Stored items from a collection
——————————
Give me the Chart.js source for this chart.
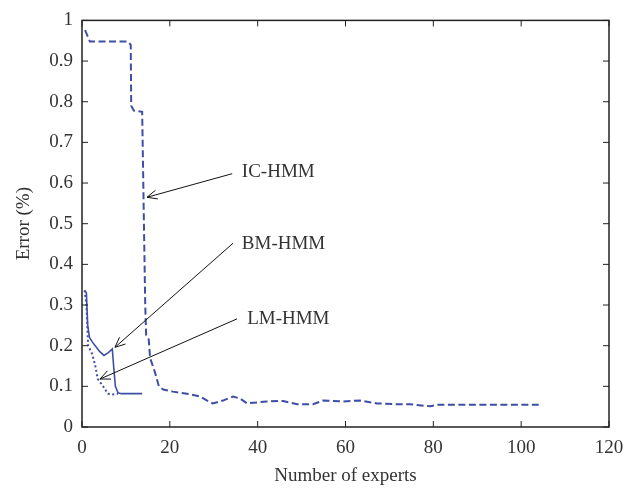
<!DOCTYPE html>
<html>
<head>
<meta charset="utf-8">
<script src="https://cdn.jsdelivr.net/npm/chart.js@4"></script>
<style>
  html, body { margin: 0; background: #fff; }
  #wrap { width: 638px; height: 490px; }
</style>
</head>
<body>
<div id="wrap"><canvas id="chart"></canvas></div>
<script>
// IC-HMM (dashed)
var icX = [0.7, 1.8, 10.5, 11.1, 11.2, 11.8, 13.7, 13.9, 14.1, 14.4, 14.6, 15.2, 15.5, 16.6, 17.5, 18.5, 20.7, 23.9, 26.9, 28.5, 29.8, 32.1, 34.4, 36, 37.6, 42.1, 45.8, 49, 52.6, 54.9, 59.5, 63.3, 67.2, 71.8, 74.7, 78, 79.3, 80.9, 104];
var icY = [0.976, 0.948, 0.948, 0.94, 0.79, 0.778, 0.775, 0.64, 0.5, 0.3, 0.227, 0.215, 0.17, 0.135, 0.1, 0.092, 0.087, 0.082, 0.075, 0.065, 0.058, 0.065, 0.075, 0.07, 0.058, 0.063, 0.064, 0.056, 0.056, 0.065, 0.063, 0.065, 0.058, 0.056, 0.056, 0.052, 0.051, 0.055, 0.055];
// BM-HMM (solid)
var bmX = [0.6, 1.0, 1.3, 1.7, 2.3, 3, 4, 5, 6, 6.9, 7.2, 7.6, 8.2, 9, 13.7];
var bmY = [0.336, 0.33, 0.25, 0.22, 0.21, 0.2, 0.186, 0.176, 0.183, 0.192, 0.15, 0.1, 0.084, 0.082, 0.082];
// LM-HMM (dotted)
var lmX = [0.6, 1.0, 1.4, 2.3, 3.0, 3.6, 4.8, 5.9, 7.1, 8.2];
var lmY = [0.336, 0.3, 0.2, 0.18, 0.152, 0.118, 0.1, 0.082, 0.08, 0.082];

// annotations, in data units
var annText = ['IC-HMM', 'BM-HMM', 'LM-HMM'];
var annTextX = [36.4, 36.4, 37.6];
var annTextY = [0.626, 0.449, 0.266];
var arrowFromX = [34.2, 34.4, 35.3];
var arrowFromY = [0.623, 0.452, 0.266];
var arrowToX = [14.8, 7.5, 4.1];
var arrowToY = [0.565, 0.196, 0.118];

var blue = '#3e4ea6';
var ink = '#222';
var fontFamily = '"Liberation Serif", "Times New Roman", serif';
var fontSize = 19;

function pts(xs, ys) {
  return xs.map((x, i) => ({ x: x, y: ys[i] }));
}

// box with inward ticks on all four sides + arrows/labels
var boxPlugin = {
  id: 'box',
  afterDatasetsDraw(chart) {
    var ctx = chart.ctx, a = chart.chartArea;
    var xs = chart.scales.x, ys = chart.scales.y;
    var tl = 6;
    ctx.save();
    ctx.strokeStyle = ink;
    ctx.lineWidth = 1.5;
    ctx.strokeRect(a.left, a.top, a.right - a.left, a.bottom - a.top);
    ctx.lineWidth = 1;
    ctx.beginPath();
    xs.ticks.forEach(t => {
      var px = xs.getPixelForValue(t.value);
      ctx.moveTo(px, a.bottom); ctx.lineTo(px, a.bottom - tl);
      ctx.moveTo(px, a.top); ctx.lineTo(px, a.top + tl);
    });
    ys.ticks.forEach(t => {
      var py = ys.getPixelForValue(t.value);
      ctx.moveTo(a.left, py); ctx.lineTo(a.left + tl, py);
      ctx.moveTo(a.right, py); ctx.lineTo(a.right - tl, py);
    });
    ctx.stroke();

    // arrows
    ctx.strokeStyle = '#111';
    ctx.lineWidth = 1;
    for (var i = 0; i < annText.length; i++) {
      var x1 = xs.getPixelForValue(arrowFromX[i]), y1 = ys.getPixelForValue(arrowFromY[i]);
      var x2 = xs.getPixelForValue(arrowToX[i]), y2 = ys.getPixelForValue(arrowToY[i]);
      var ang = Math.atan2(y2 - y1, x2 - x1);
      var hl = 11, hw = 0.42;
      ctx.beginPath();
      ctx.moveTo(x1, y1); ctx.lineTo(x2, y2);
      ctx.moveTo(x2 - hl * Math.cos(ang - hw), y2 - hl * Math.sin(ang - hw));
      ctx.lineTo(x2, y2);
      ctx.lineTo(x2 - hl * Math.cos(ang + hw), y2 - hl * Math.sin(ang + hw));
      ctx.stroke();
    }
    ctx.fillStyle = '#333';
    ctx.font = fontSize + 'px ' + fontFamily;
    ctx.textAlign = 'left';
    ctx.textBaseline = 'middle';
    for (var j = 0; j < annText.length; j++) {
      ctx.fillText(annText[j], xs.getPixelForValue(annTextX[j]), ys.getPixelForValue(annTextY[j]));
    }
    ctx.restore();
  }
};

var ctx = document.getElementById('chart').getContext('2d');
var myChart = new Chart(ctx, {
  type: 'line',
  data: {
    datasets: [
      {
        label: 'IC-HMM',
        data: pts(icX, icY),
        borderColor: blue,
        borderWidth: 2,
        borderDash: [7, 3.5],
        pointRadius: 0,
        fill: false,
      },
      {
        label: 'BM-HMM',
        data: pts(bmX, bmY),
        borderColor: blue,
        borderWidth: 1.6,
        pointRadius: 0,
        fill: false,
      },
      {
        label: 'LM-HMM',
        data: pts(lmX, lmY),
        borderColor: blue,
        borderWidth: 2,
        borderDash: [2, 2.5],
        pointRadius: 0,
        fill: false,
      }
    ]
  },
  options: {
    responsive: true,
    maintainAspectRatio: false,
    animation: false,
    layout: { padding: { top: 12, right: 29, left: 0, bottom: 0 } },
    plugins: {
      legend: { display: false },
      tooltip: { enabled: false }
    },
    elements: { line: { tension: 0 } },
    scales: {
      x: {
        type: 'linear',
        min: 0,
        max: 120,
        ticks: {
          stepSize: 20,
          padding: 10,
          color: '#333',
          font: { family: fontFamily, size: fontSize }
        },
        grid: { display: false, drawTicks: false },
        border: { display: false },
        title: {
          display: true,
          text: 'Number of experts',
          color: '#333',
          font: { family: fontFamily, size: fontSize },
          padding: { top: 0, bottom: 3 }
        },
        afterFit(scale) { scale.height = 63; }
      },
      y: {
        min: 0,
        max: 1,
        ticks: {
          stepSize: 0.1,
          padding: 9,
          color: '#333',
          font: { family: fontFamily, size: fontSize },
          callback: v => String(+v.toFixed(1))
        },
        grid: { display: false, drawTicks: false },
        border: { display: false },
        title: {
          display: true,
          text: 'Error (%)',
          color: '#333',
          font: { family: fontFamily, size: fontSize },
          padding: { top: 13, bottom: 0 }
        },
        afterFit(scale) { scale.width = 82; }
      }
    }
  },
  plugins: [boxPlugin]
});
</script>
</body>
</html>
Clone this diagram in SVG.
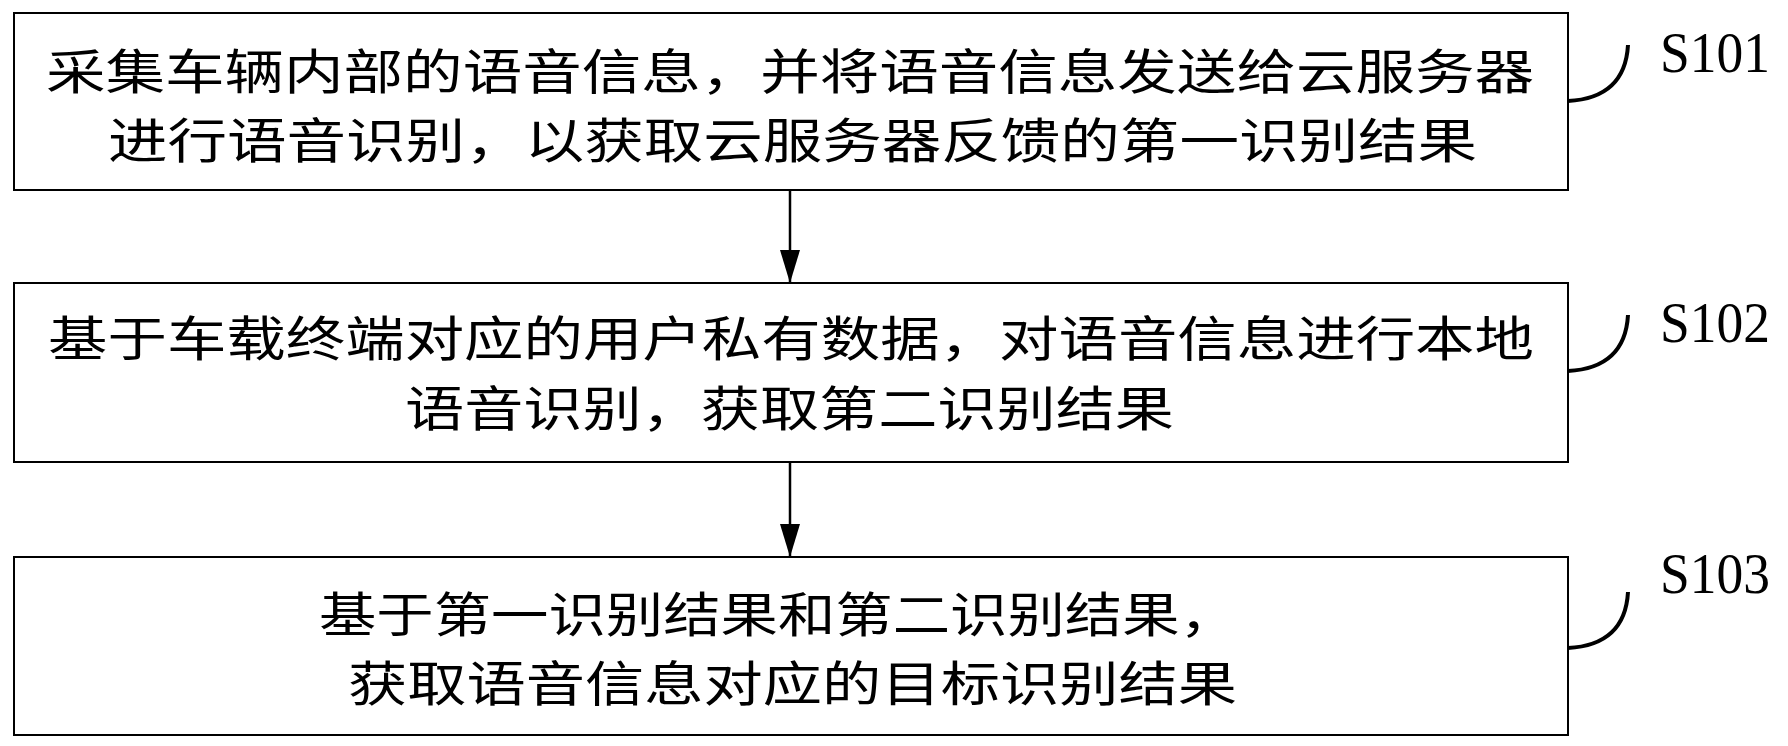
——————————
#### Aim of the task
Transcribe the whole listing exactly. Pictures stay out of your copy.

#### Written response
Give me the Chart.js source for this chart.
<!DOCTYPE html>
<html>
<head>
<meta charset="utf-8">
<script src="https://cdn.jsdelivr.net/npm/chart.js@4"></script>
<style>
  html, body { margin: 0; background: #fff; }
  #wrap { width: 638px; height: 490px; }
</style>
</head>
<body>
<div id="wrap"><canvas id="chart"></canvas></div>
<script>
// IC-HMM (dashed)
var icX = [0.7, 1.8, 10.5, 11.1, 11.2, 11.8, 13.7, 13.9, 14.1, 14.4, 14.6, 15.2, 15.5, 16.6, 17.5, 18.5, 20.7, 23.9, 26.9, 28.5, 29.8, 32.1, 34.4, 36, 37.6, 42.1, 45.8, 49, 52.6, 54.9, 59.5, 63.3, 67.2, 71.8, 74.7, 78, 79.3, 80.9, 104];
var icY = [0.976, 0.948, 0.948, 0.94, 0.79, 0.778, 0.775, 0.64, 0.5, 0.3, 0.227, 0.215, 0.17, 0.135, 0.1, 0.092, 0.087, 0.082, 0.075, 0.065, 0.058, 0.065, 0.075, 0.07, 0.058, 0.063, 0.064, 0.056, 0.056, 0.065, 0.063, 0.065, 0.058, 0.056, 0.056, 0.052, 0.051, 0.055, 0.055];
// BM-HMM (solid)
var bmX = [0.6, 1.0, 1.3, 1.7, 2.3, 3, 4, 5, 6, 6.9, 7.2, 7.6, 8.2, 9, 13.7];
var bmY = [0.336, 0.33, 0.25, 0.22, 0.21, 0.2, 0.186, 0.176, 0.183, 0.192, 0.15, 0.1, 0.084, 0.082, 0.082];
// LM-HMM (dotted)
var lmX = [0.6, 1.0, 1.4, 2.3, 3.0, 3.6, 4.8, 5.9, 7.1, 8.2];
var lmY = [0.336, 0.3, 0.2, 0.18, 0.152, 0.118, 0.1, 0.082, 0.08, 0.082];

// annotations, in data units
var annText = ['IC-HMM', 'BM-HMM', 'LM-HMM'];
var annTextX = [36.4, 36.4, 37.6];
var annTextY = [0.626, 0.449, 0.266];
var arrowFromX = [34.2, 34.4, 35.3];
var arrowFromY = [0.623, 0.452, 0.266];
var arrowToX = [14.8, 7.5, 4.1];
var arrowToY = [0.565, 0.196, 0.118];

var blue = '#3e4ea6';
var ink = '#222';
var fontFamily = '"Liberation Serif", "Times New Roman", serif';
var fontSize = 19;

function pts(xs, ys) {
  return xs.map((x, i) => ({ x: x, y: ys[i] }));
}

// box with inward ticks on all four sides + arrows/labels
var boxPlugin = {
  id: 'box',
  afterDatasetsDraw(chart) {
    var ctx = chart.ctx, a = chart.chartArea;
    var xs = chart.scales.x, ys = chart.scales.y;
    var tl = 6;
    ctx.save();
    ctx.strokeStyle = ink;
    ctx.lineWidth = 1.5;
    ctx.strokeRect(a.left, a.top, a.right - a.left, a.bottom - a.top);
    ctx.lineWidth = 1;
    ctx.beginPath();
    xs.ticks.forEach(t => {
      var px = xs.getPixelForValue(t.value);
      ctx.moveTo(px, a.bottom); ctx.lineTo(px, a.bottom - tl);
      ctx.moveTo(px, a.top); ctx.lineTo(px, a.top + tl);
    });
    ys.ticks.forEach(t => {
      var py = ys.getPixelForValue(t.value);
      ctx.moveTo(a.left, py); ctx.lineTo(a.left + tl, py);
      ctx.moveTo(a.right, py); ctx.lineTo(a.right - tl, py);
    });
    ctx.stroke();

    // arrows
    ctx.strokeStyle = '#111';
    ctx.lineWidth = 1;
    for (var i = 0; i < annText.length; i++) {
      var x1 = xs.getPixelForValue(arrowFromX[i]), y1 = ys.getPixelForValue(arrowFromY[i]);
      var x2 = xs.getPixelForValue(arrowToX[i]), y2 = ys.getPixelForValue(arrowToY[i]);
      var ang = Math.atan2(y2 - y1, x2 - x1);
      var hl = 11, hw = 0.42;
      ctx.beginPath();
      ctx.moveTo(x1, y1); ctx.lineTo(x2, y2);
      ctx.moveTo(x2 - hl * Math.cos(ang - hw), y2 - hl * Math.sin(ang - hw));
      ctx.lineTo(x2, y2);
      ctx.lineTo(x2 - hl * Math.cos(ang + hw), y2 - hl * Math.sin(ang + hw));
      ctx.stroke();
    }
    ctx.fillStyle = '#333';
    ctx.font = fontSize + 'px ' + fontFamily;
    ctx.textAlign = 'left';
    ctx.textBaseline = 'middle';
    for (var j = 0; j < annText.length; j++) {
      ctx.fillText(annText[j], xs.getPixelForValue(annTextX[j]), ys.getPixelForValue(annTextY[j]));
    }
    ctx.restore();
  }
};

var ctx = document.getElementById('chart').getContext('2d');
var myChart = new Chart(ctx, {
  type: 'line',
  data: {
    datasets: [
      {
        label: 'IC-HMM',
        data: pts(icX, icY),
        borderColor: blue,
        borderWidth: 2,
        borderDash: [7, 3.5],
        pointRadius: 0,
        fill: false,
      },
      {
        label: 'BM-HMM',
        data: pts(bmX, bmY),
        borderColor: blue,
        borderWidth: 1.6,
        pointRadius: 0,
        fill: false,
      },
      {
        label: 'LM-HMM',
        data: pts(lmX, lmY),
        borderColor: blue,
        borderWidth: 2,
        borderDash: [2, 2.5],
        pointRadius: 0,
        fill: false,
      }
    ]
  },
  options: {
    responsive: true,
    maintainAspectRatio: false,
    animation: false,
    layout: { padding: { top: 12, right: 29, left: 0, bottom: 0 } },
    plugins: {
      legend: { display: false },
      tooltip: { enabled: false }
    },
    elements: { line: { tension: 0 } },
    scales: {
      x: {
        type: 'linear',
        min: 0,
        max: 120,
        ticks: {
          stepSize: 20,
          padding: 10,
          color: '#333',
          font: { family: fontFamily, size: fontSize }
        },
        grid: { display: false, drawTicks: false },
        border: { display: false },
        title: {
          display: true,
          text: 'Number of experts',
          color: '#333',
          font: { family: fontFamily, size: fontSize },
          padding: { top: 0, bottom: 3 }
        },
        afterFit(scale) { scale.height = 63; }
      },
      y: {
        min: 0,
        max: 1,
        ticks: {
          stepSize: 0.1,
          padding: 9,
          color: '#333',
          font: { family: fontFamily, size: fontSize },
          callback: v => String(+v.toFixed(1))
        },
        grid: { display: false, drawTicks: false },
        border: { display: false },
        title: {
          display: true,
          text: 'Error (%)',
          color: '#333',
          font: { family: fontFamily, size: fontSize },
          padding: { top: 13, bottom: 0 }
        },
        afterFit(scale) { scale.width = 82; }
      }
    }
  },
  plugins: [boxPlugin]
});
</script>
</body>
</html>
Clone this diagram in SVG.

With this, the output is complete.